» **Given material**
━━━━━━━━━━━━━━━━
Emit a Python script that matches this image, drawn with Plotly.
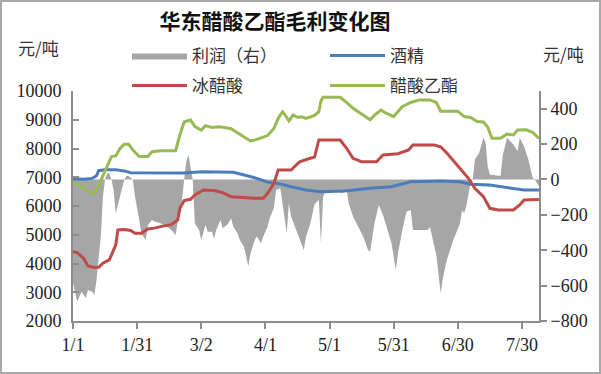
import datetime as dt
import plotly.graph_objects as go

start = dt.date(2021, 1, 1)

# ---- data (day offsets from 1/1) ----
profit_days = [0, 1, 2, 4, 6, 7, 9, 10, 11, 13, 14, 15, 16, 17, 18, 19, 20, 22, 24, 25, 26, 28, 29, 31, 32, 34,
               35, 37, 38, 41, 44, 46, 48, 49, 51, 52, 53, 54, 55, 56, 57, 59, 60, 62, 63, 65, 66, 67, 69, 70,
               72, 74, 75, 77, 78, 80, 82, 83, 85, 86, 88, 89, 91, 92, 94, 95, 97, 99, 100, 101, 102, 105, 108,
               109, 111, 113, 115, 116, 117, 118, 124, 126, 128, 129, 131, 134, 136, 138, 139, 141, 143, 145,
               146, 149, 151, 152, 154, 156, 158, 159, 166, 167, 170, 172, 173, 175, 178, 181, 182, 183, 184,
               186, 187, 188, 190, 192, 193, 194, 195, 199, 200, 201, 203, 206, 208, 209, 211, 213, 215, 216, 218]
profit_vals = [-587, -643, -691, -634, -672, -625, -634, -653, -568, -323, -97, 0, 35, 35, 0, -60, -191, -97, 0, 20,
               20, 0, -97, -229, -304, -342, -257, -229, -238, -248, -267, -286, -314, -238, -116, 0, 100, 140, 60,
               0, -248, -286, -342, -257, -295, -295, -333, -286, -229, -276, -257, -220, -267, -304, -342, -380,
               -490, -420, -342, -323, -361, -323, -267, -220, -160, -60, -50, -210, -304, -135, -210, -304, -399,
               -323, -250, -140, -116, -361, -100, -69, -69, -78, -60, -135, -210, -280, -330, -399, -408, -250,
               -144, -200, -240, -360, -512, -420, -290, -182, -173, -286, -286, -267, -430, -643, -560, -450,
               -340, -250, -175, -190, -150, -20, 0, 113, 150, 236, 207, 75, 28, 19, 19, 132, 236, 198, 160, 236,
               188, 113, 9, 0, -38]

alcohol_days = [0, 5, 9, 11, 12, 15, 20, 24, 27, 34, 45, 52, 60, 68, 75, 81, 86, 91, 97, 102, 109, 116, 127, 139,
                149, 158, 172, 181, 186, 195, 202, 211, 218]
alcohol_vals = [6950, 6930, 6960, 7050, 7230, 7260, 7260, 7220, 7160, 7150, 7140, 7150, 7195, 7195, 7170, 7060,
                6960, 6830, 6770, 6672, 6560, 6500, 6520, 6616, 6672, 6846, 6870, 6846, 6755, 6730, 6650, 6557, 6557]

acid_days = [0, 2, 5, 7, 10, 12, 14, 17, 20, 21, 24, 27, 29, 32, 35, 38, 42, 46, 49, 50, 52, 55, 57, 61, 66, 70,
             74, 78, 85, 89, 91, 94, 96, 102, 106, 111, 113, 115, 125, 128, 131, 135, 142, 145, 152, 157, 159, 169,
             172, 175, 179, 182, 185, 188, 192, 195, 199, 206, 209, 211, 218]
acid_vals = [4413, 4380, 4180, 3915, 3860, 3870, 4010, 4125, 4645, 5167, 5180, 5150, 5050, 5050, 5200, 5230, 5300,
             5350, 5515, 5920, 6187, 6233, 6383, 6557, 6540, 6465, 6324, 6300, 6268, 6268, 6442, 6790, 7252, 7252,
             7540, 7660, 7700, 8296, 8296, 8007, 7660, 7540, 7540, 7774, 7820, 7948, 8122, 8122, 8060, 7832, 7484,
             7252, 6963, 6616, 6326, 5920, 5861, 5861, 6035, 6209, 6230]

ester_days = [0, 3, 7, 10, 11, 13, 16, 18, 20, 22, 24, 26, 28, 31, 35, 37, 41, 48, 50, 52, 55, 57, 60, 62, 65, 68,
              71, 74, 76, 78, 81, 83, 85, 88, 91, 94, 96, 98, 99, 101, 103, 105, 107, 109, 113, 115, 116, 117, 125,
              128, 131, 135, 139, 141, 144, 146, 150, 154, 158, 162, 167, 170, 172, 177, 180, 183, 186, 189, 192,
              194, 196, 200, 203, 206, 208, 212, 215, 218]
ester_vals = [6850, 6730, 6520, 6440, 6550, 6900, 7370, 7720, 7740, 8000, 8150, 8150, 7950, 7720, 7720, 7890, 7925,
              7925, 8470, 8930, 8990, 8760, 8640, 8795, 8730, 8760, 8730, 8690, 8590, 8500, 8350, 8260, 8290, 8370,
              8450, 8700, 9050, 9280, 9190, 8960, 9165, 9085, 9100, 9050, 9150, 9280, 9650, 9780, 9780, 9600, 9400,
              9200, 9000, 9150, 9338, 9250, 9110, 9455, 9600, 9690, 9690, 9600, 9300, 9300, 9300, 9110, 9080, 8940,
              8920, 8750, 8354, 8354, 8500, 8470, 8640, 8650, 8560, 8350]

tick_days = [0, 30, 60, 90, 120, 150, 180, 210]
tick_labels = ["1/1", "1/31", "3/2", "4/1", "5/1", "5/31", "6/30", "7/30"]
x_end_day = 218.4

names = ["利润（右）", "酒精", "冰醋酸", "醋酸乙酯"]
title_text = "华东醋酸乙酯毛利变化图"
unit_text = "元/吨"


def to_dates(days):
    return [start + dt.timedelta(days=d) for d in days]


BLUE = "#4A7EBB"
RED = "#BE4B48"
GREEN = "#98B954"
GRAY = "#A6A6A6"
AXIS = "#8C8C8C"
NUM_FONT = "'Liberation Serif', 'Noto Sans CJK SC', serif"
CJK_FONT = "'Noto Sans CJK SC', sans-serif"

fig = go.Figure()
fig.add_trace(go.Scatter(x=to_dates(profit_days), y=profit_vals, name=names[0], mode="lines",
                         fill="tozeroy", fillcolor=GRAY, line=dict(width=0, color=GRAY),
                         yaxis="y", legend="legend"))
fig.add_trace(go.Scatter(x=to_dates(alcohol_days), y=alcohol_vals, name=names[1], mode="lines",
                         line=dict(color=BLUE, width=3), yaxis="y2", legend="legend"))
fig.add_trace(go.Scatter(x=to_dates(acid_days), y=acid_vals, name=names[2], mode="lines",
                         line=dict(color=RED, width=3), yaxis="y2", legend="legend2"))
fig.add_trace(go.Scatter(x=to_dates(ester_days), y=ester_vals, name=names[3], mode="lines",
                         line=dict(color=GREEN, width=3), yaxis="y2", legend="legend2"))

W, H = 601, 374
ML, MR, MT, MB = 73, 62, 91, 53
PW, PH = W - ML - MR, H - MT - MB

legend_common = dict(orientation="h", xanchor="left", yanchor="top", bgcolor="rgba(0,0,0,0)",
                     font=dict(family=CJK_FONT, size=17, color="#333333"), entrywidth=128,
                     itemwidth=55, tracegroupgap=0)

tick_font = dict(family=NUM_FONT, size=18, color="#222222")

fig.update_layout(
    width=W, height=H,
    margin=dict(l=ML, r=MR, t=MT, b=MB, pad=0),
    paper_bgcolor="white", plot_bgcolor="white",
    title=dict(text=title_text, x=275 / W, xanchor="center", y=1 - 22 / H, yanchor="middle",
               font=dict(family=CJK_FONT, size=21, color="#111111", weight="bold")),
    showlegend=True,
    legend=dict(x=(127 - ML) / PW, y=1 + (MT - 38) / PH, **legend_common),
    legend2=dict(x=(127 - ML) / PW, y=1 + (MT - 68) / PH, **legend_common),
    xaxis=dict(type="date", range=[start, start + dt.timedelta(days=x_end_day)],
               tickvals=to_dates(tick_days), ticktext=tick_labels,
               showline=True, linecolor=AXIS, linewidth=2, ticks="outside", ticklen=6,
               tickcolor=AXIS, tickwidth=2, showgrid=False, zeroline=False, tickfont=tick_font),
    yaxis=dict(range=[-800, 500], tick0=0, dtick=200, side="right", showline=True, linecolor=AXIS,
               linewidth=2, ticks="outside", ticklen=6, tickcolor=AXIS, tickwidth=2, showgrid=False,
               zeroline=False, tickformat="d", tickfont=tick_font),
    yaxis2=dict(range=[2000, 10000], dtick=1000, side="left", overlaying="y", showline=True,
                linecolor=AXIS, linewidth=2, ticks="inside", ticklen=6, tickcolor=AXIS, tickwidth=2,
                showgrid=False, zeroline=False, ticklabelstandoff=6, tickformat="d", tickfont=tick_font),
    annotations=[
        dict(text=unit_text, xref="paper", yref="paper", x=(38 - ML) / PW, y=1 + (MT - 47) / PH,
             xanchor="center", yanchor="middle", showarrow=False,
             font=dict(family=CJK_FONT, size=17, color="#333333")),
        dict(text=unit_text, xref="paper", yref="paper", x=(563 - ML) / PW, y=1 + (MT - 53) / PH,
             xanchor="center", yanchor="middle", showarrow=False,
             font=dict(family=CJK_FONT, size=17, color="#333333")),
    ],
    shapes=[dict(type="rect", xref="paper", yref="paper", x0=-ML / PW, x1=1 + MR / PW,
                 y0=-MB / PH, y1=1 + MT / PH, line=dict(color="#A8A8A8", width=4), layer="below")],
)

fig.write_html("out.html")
━━━━━━━━━━━━━━━━
» **Given instruction**
Quote, exactly and only, the lines from the first line of the data above through the line containing "start = dt.date(2021, 1, 1)". The pictures do not belong in it.

» **The answer**
Emit a Python script that matches this image, drawn with Plotly.
import datetime as dt
import plotly.graph_objects as go

start = dt.date(2021, 1, 1)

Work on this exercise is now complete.